We have our own language and our own weird ways. For example: We have stake houses without A1 sauce; we have 19-year-old “elders”; we have fast and testimony meetings where people sometimes cry as they talk; we have missionary discussions for people who are not planning to go on a mission. The list goes on and on.

If your friends look confused about something, they probably are. Try to be a good teacher and explain even the most obvious Church stuff. But remember, it’s not important for them to understand our world all at once. It’s more important for them to understand that you’re a decent person who believes in living a good life, in being honest, and in following the teachings of the Savior.

Don’t be embarrassed

When we first met, Boyd was too embarrassed to tell me he was a Latter-day Saint. He thought nonmembers saw Mormons as—well—a pretty strange bunch. You might also be a little embarrassed about telling new friends that you’re a Mormon.

But the reality is, most of your friends will be interested in your religion because it’s so different. Follow the Spirit, and try to bring your friends along slowly. That means you don’t have to be pushy. In fact, it actually might be better to invite them to a stake dance before you invite them to church, or to a fireside before sending the missionaries over.
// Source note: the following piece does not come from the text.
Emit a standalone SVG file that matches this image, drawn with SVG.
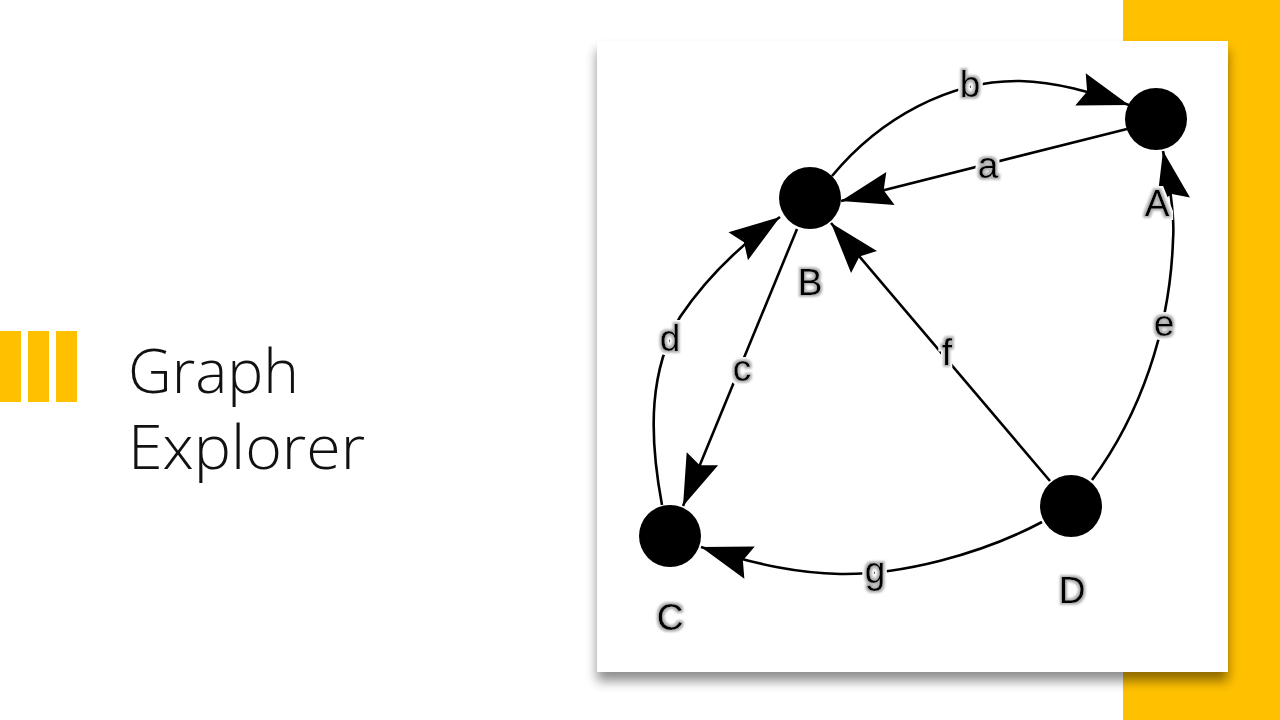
<svg xmlns="http://www.w3.org/2000/svg" width="1280" height="720" viewBox="0 0 1280 720">
  <defs>
    <style>
      .title { font-family: "Open Sans", "Noto Sans", sans-serif; font-weight: 300; font-size: 60px; fill: #111; }
      .edge { fill: none; stroke: #000; stroke-width: 2.6; }
      .node { fill: #000; }
      .lbl { font-family: "Liberation Sans", Arial, sans-serif; font-size: 37px; fill: #000; text-anchor: middle; filter: url(#halo); }
      .gold { fill: #FFC000; }
    </style>
    <marker id="arr" viewBox="-54 -20 56 40" refX="0" refY="0" markerWidth="56" markerHeight="40" markerUnits="userSpaceOnUse" orient="auto">
      <path d="M0,0 L-51,-17 L-44,0 L-51,17 Z" fill="#000"/>
    </marker>
    <filter id="halo" x="-40%" y="-40%" width="180%" height="180%">
      <feMorphology in="SourceAlpha" operator="dilate" radius="4" result="d1"/>
      <feFlood flood-color="#ffffff" result="w"/>
      <feComposite in="w" in2="d1" operator="in" result="white"/>
      <feMorphology in="SourceAlpha" operator="dilate" radius="1.5" result="d2"/>
      <feGaussianBlur in="d2" stdDeviation="1.2" result="d2b"/>
      <feFlood flood-color="#b0b0b0" result="g"/>
      <feComposite in="g" in2="d2b" operator="in" result="gray"/>
      <feMerge>
        <feMergeNode in="white"/>
        <feMergeNode in="gray"/>
        <feMergeNode in="SourceGraphic"/>
      </feMerge>
    </filter>
    <filter id="shadow" x="-10%" y="-10%" width="120%" height="125%">
      <feGaussianBlur in="SourceAlpha" stdDeviation="6"/>
      <feOffset dx="0" dy="9" result="o"/>
      <feComponentTransfer in="o" result="s">
        <feFuncA type="linear" slope="0.45"/>
      </feComponentTransfer>
      <feMerge>
        <feMergeNode in="s"/>
        <feMergeNode in="SourceGraphic"/>
      </feMerge>
    </filter>
  </defs>

  <rect width="1280" height="720" fill="#ffffff"/>

  <g id="decor">
    <rect class="gold" x="1123" y="0" width="157" height="720"/>
    <rect class="gold" x="0" y="331" width="21" height="71"/>
    <rect class="gold" x="28" y="331" width="21" height="71"/>
    <rect class="gold" x="56" y="331" width="21" height="71"/>
  </g>

  <g id="title">
    <text class="title" x="128" y="393" textLength="171" lengthAdjust="spacingAndGlyphs">Graph</text>
    <text class="title" x="128" y="469" textLength="237" lengthAdjust="spacingAndGlyphs">Explorer</text>
  </g>

  <rect id="panel" x="597" y="41" width="631" height="631" fill="#ffffff" filter="url(#shadow)"/>

  <g id="connectors">
    <path id="edge-a" class="edge" d="M1127,129 L841,201" marker-end="url(#arr)"/>
    <path id="edge-b" class="edge" d="M832,176 C880,118 950,80 1020,81 C1060,82 1095,94 1129,105" marker-end="url(#arr)"/>
    <path id="edge-c" class="edge" d="M797,229 L683,506" marker-end="url(#arr)"/>
    <path id="edge-d" class="edge" d="M662,505 C648,430 650,370 680,317 C705,280 740,245 780,217" marker-end="url(#arr)"/>
    <path id="edge-e" class="edge" d="M1092,480 C1140,415 1170,330 1173,240 C1175,215 1169,180 1163,151" marker-end="url(#arr)"/>
    <path id="edge-f" class="edge" d="M1050,481 L831,223" marker-end="url(#arr)"/>
    <path id="edge-g" class="edge" d="M1042,522 C980,555 900,575 840,574 C800,573 760,566 701,547" marker-end="url(#arr)"/>
    <text class="lbl" x="988" y="178">a</text>
    <text class="lbl" x="970" y="97">b</text>
    <text class="lbl" x="742" y="381">c</text>
    <text class="lbl" x="670" y="351">d</text>
    <text class="lbl" x="1164" y="336">e</text>
    <text class="lbl" x="947" y="365">f</text>
    <text class="lbl" x="875" y="583">g</text>
  </g>

  <g id="node-A">
    <circle class="node" cx="1156" cy="119" r="31"/>
    <text class="lbl" x="1157" y="216">A</text>
  </g>
  <g id="node-B">
    <circle class="node" cx="810" cy="198" r="31"/>
    <text class="lbl" x="810" y="295">B</text>
  </g>
  <g id="node-C">
    <circle class="node" cx="670" cy="536" r="31"/>
    <text class="lbl" x="670" y="630">C</text>
  </g>
  <g id="node-D">
    <circle class="node" cx="1071" cy="506" r="31"/>
    <text class="lbl" x="1072" y="603">D</text>
  </g>
</svg>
There really are many young people who are ready to accept the gospel today and are just waiting to hear about it. Trevor, a friend of mine, probably would have accepted the gospel when I did, but I was too embarrassed to talk to him about it. He had asked about the Church when I joined, but I shrugged him off because I didn’t think he’d really be interested. After years of friendship, I finally asked him if he’d like to hear more about the Church. He said “Sure,” and after his first lesson with the missionaries he told me, “This is what I’ve been looking for all my life.”

Don’t play with fire

Can you take your friends to a stake dance one weekend and then accompany them to a drinking party the next week? No.

It’s best to try to avoid situations that may test your morals or values. Anyway, whether you live in London or Iowa, there are about a bazillion fun things to do that do not involve drinking, drugs, or immorality. Just use your creativity and find some activities that you and your friends can do together. I know it can be a lonely solution, but if your friends are never interested in doing “your” things, then maybe it’s time to find new friends.

Involve your family

You may not believe it, but nonmembers are really interested in your family life. Most Mormon homes are loving and kind and supportive and fun. Your friends might not feel those strengths at their homes.

So don’t be afraid of hanging around your family. Ask your parents if it’s okay to invite your friends to a family home evening, video party, or weekend vacation. Give your family a chance to be involved in the friendshipping process. Sure they’ll embarrass you—and probably enjoy it—but family togetherness is one of the best selling points of our religion. It’s true. Take it from a former nonmember.

Have fun

Before I joined the Church, my Mormon friends were just a lot more goofy and alive than my other friends. My Mormon friends and I filmed funny movie parodies, recorded Beach Boys songs at the mall, and had all-night Kung-Fu video parties. My other friends liked to drink beer. Period. It didn’t take me long to figure out which group was more fun to be with.

In fact, having fun is probably the single most important part of your assignment as a friend. Just have fun, try to be yourself, keep your standards, and be supportive if your friends are interested in the Church.

That’s it. After all, this isn’t rocket science. But your friendships could lead to wonderful things.